Author: Ron Graham
There are a few people who seem to think that Christianity should be followed without strong emotion, and that people who are “emotional” about their faith are somehow off-center or shallow.
Of course there is a kind of “religious hulabaloo” that marks some false religion, however there are genuine intense emotions that mark true and genuine Christianity. For three of these, the Bible uses the “burning” metaphor and this lesson is about how Christians “burn” in their hearts.
At some time or other, we have all had an attack of so-called “heart burn”. Usually it is not a serious or lasting malady.
In the Bible, we read about heart burn of a different kind: a burning in what the Bible calls “the inner person” which is sometimes figuratively called “the heart” (1Pet 3:4, Ephesians 3:16).
After some disciples had walked and talked with Jesus on the road to Emmaus, they said, "Did not our heart burn within us while he talked with us on the road and opened (explained) the scriptures to us?" (Luke 24:32).
The preaching and expounding of the words of God, will convict the soul as it did these disciples. Though they did not recognise Jesus, they recognised the truth he spoke from God's word, and it burned in their hearts.
When this kind of heart burn occurs, we know God is reaching a soul with his word, convicting, converting, stirring up that soul.
Of course this burning develops into an intense desire to share the gospel with others. The burning becomes evangelical and we have a zeal to preach to others (John 4:35).
Paul the apostle had a deep concern for all the churches of Christ. The troubles in those congregations were a daily worry and burden. He spoke of his concern in this way: "Who is made to stumble and I do not burn with indignation?" (2Corinthians 11:29).

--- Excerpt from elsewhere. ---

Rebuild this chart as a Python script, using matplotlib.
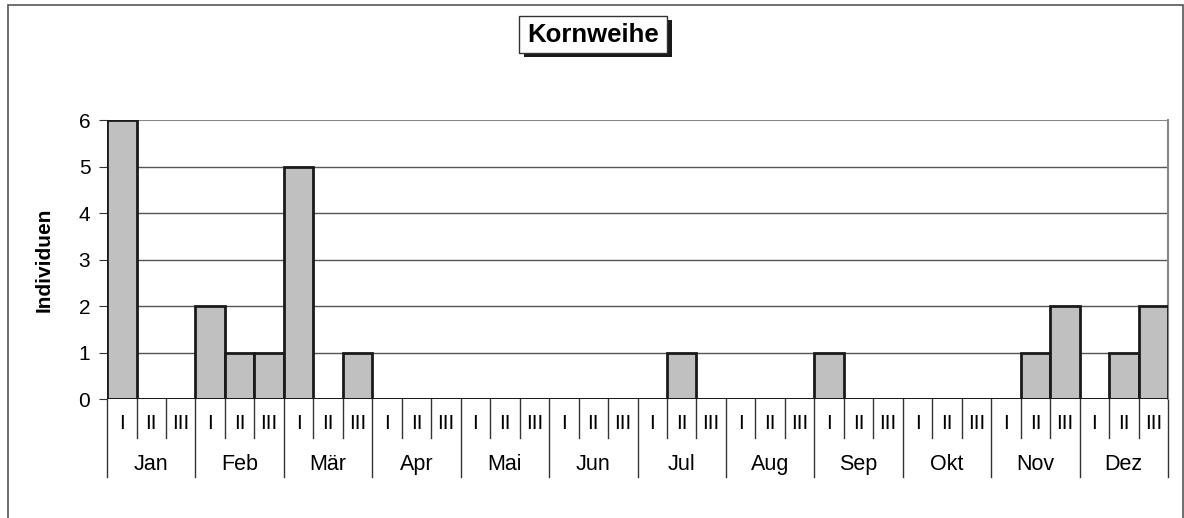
import numpy as np
import matplotlib.pyplot as plt
import matplotlib.transforms as mtransforms
from matplotlib.patches import Rectangle

plt.rcParams['font.family'] = ['Liberation Sans', 'DejaVu Sans']

# Data: counts per dekade (I, II, III) of each month
months = ['Jan', 'Feb', 'Mär', 'Apr', 'Mai', 'Jun', 'Jul', 'Aug', 'Sep', 'Okt', 'Nov', 'Dez']
dekaden = ['I', 'II', 'III']
counts = [6, 0, 0,  2, 1, 1,  5, 0, 1,  0, 0, 0,
          0, 0, 0,  0, 0, 0,  0, 1, 0,  0, 0, 0,
          1, 0, 0,  0, 0, 0,  0, 1, 2,  0, 1, 2]

fig = plt.figure(figsize=(11.84, 5.18), dpi=100)
ax = fig.add_axes([0.0904, 0.2297, 0.8961, 0.5386])

x = np.arange(len(counts))
ax.bar(x, counts, width=1.0, color='#c0c0c0', edgecolor='#1a1a1a', linewidth=2, zorder=3)

ax.set_xlim(-0.5, len(counts) - 0.5)
ax.set_ylim(0, 6)
ax.set_yticks(range(7))
ax.tick_params(axis='y', labelsize=15, length=6, color='#333333', pad=6)
ax.set_xticks([])
for y in range(1, 6):
    ax.axhline(y, color='#555555', linewidth=1, zorder=1)
ax.axhline(6, color='#888888', linewidth=1.5, zorder=1)
ax.axhline(0, color='#1a1a1a', linewidth=2, zorder=4)
for s in ['top', 'bottom', 'left']:
    ax.spines[s].set_visible(False)
ax.spines['right'].set_color('#888888')
ax.spines['right'].set_linewidth(1.5)
ax.set_ylabel('Individuen', fontsize=15, fontweight='bold', labelpad=18)

# two-row category axis below the plot
trans = mtransforms.blended_transform_factory(ax.transData, ax.transAxes)
for i in range(len(counts) + 1):
    b = i - 0.5
    low = -0.28 if i % 3 == 0 else -0.14
    ax.plot([b, b], [0, low], transform=trans, color='#333333', linewidth=1, clip_on=False)
for i in range(len(counts)):
    ax.text(i, -0.086, dekaden[i % 3], transform=trans, ha='center', va='center', fontsize=15)
for m, name in enumerate(months):
    ax.text(3 * m + 1, -0.233, name, transform=trans, ha='center', va='center', fontsize=15.5)

# title box with shadow
fig.patches.append(Rectangle((0.4426, 0.8900), 0.1250, 0.0715, transform=fig.transFigure,
                             facecolor='#1a1a1a', edgecolor='none'))
fig.patches.append(Rectangle((0.4383, 0.8977), 0.1250, 0.0715, transform=fig.transFigure,
                             facecolor='white', edgecolor='#333333', linewidth=1))
fig.text(0.5008, 0.9320, 'Kornweihe', ha='center', va='center', fontsize=18.5, fontweight='bold')

# outer frame
fig.patches.append(Rectangle((0.0068, -0.01), 0.992, 0.9998, transform=fig.transFigure,
                             facecolor='none', edgecolor='#555555', linewidth=1.2))

fig.savefig('out.png', dpi=100)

The Corinthians would have understood what Paul meant. They had themselves been through a serious struggle with sin in the congregation.
Paul describes the state of mind of these Corinthians: "You sorrowed in a godly manner. What diligence it produced in you, what clearing, indignation, fear, vehement desire, zeal, and vindication!" (2Corinthians 7:11).
Jesus showed that same burning in his heart when he drove the money changers from the temple (a type or symbol of the church of Christ). It was written of him in scripture: "The zeal for your house will consume me" (John 2:14-17).
Do we have that deep outrage when error, and sin are found in God’s congregations?
Speaking of the temptation of sexual immorality and those troubled by it, Paul commands: "Let them marry, for it is better to marry than to burn" (1Corinthians 7:9).
Paul's advice is that it is better to get married rather than to burn with the struggle of resisting the temptation. There are other temptations that make some people burn in trying to resist them, and not all of them have such simple solutions.
Some temptations must be endured as the chastening or discipline of God who allows us to be tempted and tried for our own good (Hebrews 12:11-13).
In using the burning metaphor for struggling with the devil (cf Ephesians 6:11-12), Paul might also be underlining the end of those who don't try to resist.
One day the peoples of all the earth and all its ages, will stand before the throne of Jesus to be divided into those who enter the eternal kingdom, and those who are sent away with the devil and his angels into eternal punishment.
Can you imagine the feeling in your heart if you were to hear the Lord Jesus himself say to you, "Depart from me you cursed!" (Matthew 25:41,46).
Of course that is not necessary because those who are willing to put a real burning effort into resisting the devil, will be given victory by Jesus (James 4:7-8).